After a hot and heavy courtship by conservatives who pleaded with Texas Gov. Rick Perry to make a late entry into the presidential race, Perry is now watching his earliest supporters leave him at the altar days before the South Carolina primary.

On Monday, State Sen. Larry Grooms abandoned his earlier endorsement of Perry to go instead with Rick Santorum, the only man polling almost as low as Perry in South Carolina. In a statement, Grooms said, “It is apparent that Governor Perry cannot win and has no viable strategy in moving forward.”
A colleague of Grooms’ in the state Senate, Sen. Lee Bright, said Perry’s presidential ambitions in South Carolina died the day Grooms jumped ship.
“When you have somebody working for your campaign like Grooms who says you can’t win, that is the death knell for a candidate.”
Bright chalked Perry’s struggles in the campaign up to his poor debate performances and added that another boot-wearing Texas governor wasn’t selling well in the state. “People like Bush, but people don’t want another Bush. People are about Bushed out.” Bright has endorsed the other Texan in the race, Rep. Ron Paul.
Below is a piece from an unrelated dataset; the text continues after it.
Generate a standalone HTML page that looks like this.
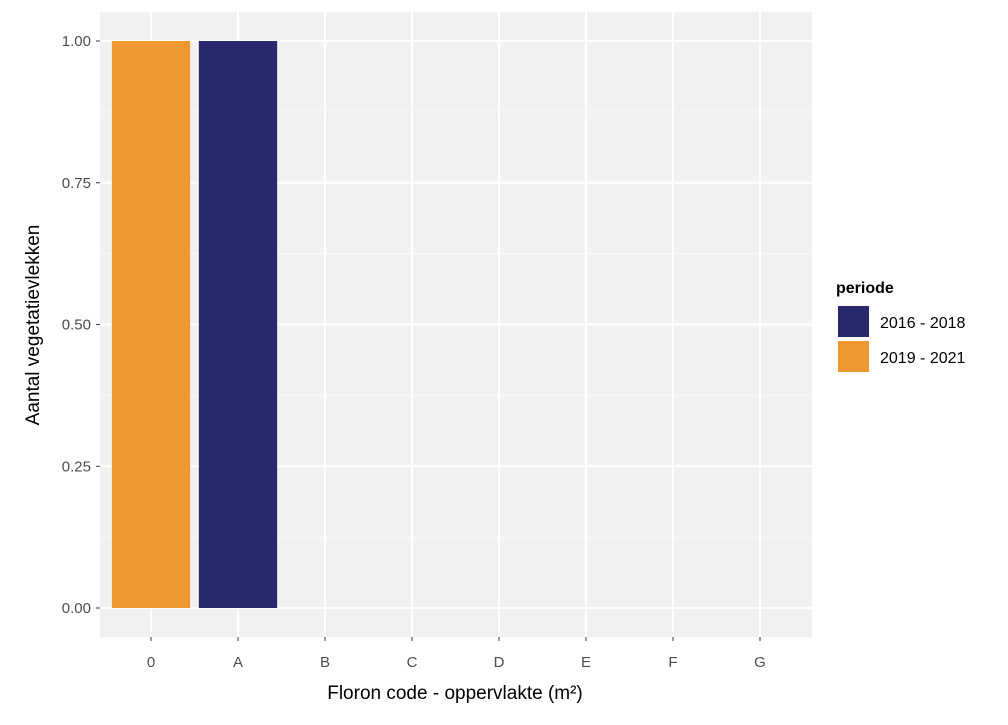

Two days after Grooms called for Perry to get out of the race, Erick Erickson, the editor of the powerful conservative blog Red State, did the same. Erickson had introduced Perry in August when he kicked off his campaign at the Red State convention here in South Carolina. But six months and several hideous debate performances later, Erickson called for Perry to quit.
“Conservatives opposed to Mitt Romney will be legitimately able to blame Rick Perry for dragging down either Newt or Santorum’s one-way ticket to the nomination,” Erickson wrote today.
Rather than go down in disgrace in Saturday’s primaries, Erickson said, the governor could start his image rehab now by becoming a “kingmaker” in the GOP race—by clearing the way for either Newt Gingrich or Rick Santorum to consolidate the conservative vote and stop Mitt Romney.
Erickson was joined on the Dump Perry bandwagon later in the day when talk radio host Laura Ingraham also called on Perry to leave the race. “Rick Perry should drop out of this race.” she said on her radio show. “I mean, God bless him, but he’s not put in the time to kind of know anything about foreign policy and you can’t be president if you don’t know anything about foreign policy.”
Perry’s spokesman insisted Wednesday that the governor has no plans to leave the race. But it was hard to think Perry is in it to win it after his campaign canceled a Wednesday meet-and-greet at Bob Jones University, the epicenter of evangelical education in the country, and the equivalent of Santa’s workshop for GOP vote seekers in the state.
A young woman at the university said the Perry campaign had canceled the event at the last minute, and had not offered a time to reschedule it. “I think it’s kind of a done deal,” she said.
Without Bob Jones on his schedule, Perry moved around the conservative “Upstate” portion of South Carolina on Wednesday, but rather than holding rallies and large town halls like Romney, Gingrich, and Paul, the much smaller Perry team stuck to diner drop-ins and quietly walking down the main street of picture-perfect Greer, S.C. Perry spoke later at a pro-life forum, where he got a warm welcome, but far from the thunderous ovation that greeted Ron Paul, who was beamed in via satellite from Washington.
Even as Perry’s supporters dwindled, he still had a small band of true believers pulling for him in South Carolina, even if they were from out of state.
Colt Smith, 24, had come from Aquilla, Texas, to volunteer on Perry’s campaign and saw him at the pro-life forum. “He cares about us,” he said of Perry. “We’ve met him and spent time with his family. He loves his country.”
Other Perry backers were shocked to hear about calls for him to leave the race. “Don’t agree,” said Vikki Sciolaro, a Perry volunteer who had driven from Kansas to Greenville. “That’s ridiculous.”
“Why would he drop out?” asked a flabbergasted Rebecca Walker, a retired teacher from Fernandino Beach, Fla., who is staying with family locally to volunteer for Perry. “I am very disappointed, and I might not be reading Red State anymore.”
Unfortunately for Perry, his volunteers won’t be voting in Saturday’s primary, and those who say they will put Perry back in fifth place. With Perry, Gingrich, Santorum, and Paul splitting the conservative vote, Romney is projected to win by double digits.